CNA Financial Corp. said it would sell its life and group insurance business, on the same day that parent Loews Corp. reported a bigger quarterly loss, hurt by impairment charges.
CNA said it was selling the business, Continental Assurance Co., to a subsidiary of Wilton Re Holdings Ltd., and was expecting to book an after-tax charge of about $220 million in the first quarter of 2014.
CNA said it expected net proceeds of about $615 million from the sale and a portion of this would be in the form of a dividend from Continental.
The sale will reduce CNA’s non-core life and group gross GAAP insurance reserves by $3.4 billion, or 25 percent, and dispose of most of CNA’s payout annuity business.

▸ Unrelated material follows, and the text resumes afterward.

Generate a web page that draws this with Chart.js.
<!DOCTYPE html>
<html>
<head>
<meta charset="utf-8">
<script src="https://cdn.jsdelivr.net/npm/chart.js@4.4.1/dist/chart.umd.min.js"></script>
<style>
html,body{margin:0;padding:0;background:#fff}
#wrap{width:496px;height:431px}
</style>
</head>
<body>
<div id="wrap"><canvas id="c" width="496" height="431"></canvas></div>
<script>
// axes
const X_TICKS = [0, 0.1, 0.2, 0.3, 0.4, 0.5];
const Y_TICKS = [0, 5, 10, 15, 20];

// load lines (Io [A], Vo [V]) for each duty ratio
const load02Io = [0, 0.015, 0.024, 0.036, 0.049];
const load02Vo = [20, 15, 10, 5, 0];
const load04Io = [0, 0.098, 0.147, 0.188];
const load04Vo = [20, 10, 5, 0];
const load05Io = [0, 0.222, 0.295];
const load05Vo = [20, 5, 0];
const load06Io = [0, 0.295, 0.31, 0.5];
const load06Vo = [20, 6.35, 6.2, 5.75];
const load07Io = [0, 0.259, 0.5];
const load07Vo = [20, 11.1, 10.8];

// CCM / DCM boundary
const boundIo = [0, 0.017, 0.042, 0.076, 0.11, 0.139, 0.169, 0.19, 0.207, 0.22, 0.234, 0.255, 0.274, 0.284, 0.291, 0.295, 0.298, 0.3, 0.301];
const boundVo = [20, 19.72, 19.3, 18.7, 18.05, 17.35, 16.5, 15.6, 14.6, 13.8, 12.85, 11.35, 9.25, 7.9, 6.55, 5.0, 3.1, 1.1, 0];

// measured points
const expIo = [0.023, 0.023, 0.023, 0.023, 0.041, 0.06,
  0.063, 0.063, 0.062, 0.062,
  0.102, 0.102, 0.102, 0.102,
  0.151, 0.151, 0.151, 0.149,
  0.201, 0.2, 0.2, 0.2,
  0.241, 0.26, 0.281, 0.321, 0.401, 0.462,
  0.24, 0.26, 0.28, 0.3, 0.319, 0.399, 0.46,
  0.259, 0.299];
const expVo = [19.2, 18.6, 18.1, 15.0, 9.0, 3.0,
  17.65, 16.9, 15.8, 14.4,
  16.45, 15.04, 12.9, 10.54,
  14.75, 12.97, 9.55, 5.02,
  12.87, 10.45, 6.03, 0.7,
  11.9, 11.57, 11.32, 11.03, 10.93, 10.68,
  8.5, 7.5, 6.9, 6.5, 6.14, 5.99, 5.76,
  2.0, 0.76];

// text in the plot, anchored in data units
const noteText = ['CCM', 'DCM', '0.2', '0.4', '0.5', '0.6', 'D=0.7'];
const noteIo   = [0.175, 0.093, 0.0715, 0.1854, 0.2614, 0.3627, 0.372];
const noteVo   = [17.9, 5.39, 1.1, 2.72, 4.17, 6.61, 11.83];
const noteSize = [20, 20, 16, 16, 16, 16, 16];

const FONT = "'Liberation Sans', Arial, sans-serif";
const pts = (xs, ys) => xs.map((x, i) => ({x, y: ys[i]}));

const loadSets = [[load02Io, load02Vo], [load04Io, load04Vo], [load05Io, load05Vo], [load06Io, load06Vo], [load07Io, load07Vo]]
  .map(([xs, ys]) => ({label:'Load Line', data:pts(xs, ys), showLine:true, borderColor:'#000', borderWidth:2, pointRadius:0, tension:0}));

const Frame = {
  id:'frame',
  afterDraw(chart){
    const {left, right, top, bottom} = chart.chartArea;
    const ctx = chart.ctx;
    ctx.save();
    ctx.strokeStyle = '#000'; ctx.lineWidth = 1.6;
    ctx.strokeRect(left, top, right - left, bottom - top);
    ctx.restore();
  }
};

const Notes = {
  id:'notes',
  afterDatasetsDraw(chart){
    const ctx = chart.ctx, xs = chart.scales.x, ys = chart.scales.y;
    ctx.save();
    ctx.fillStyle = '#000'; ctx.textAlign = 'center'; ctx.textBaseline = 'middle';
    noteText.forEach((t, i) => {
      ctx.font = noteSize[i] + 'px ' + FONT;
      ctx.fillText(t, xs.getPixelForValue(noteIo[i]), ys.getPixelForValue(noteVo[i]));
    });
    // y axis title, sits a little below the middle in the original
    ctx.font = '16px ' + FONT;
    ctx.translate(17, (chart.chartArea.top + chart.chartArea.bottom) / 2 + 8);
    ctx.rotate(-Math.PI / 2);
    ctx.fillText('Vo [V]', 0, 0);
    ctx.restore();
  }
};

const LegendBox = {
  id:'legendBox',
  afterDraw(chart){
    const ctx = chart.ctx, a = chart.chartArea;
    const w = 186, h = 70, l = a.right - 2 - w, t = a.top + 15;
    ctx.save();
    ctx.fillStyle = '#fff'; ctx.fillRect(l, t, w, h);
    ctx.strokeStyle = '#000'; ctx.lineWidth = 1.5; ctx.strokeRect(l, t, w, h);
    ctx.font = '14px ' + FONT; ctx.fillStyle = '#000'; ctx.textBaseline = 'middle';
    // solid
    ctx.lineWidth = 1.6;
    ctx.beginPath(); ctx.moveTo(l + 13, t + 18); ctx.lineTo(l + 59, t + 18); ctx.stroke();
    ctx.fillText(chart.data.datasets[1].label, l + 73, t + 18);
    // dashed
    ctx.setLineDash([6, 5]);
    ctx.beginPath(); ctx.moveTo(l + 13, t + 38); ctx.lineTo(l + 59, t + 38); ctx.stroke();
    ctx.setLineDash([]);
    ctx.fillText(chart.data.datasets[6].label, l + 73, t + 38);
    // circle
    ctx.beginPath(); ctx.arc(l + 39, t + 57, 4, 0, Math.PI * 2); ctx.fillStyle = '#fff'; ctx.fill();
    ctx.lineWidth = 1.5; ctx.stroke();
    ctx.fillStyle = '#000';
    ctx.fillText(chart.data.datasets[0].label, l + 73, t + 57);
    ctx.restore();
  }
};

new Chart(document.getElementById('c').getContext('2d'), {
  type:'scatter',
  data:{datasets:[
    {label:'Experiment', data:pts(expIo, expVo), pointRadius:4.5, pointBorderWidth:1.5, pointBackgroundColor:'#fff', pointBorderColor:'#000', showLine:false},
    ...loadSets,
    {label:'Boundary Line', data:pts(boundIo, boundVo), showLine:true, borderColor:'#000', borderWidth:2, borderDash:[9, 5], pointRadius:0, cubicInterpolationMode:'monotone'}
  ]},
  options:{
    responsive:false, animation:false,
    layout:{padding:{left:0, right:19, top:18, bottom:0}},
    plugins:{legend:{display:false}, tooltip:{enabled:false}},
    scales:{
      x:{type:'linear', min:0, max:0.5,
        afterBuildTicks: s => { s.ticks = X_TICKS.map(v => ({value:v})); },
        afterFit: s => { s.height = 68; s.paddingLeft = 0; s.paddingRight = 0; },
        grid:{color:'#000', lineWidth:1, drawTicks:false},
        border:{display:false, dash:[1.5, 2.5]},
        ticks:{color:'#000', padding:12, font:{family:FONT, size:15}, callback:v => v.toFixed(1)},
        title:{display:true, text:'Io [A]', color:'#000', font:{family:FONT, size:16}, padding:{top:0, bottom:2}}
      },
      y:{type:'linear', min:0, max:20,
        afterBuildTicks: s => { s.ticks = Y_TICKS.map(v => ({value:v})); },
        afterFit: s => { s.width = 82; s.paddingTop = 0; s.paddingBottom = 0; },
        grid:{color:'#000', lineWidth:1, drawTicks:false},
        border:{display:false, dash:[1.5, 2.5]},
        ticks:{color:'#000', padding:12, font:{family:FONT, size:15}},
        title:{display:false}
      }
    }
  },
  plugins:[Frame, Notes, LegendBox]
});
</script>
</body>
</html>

CNA said it expected the transaction to close in the second quarter of 2014.
Loews’ net loss widened to $198 million, or 51 cents per share, in the fourth quarter ended Dec. 31 from $32 million, or 8 cents per share, a year earlier.
The company said it took goodwill impairment charges of $398 million in the quarter, primarily related to low market prices for natural gas and natural gas liquids in its HighMount Exploration & Production LLC unit.
Loews, owned by the billionaire Tisch family, also booked a charge of $111 million, related to CNA’s transfer of its asbestos and pollution liabilities to Berkshire Hathaway Inc.’s National Indemnity Co. unit.
Loews’ revenue rose 5 percent to $3.89 billion in the quarter.
Excluding charges, the company had an income of $356 million for the quarter, mainly due to higher earnings at CNA and increased investment income.
CNA posted a profit for the fourth quarter compared with a loss a year earlier, helped by an improvement in its underwriting results and lower disaster-related claims.
Shares of Loews, which has a market capitalization of about $17 billion, closed at $45.18 on Friday on the New York Stock Exchange.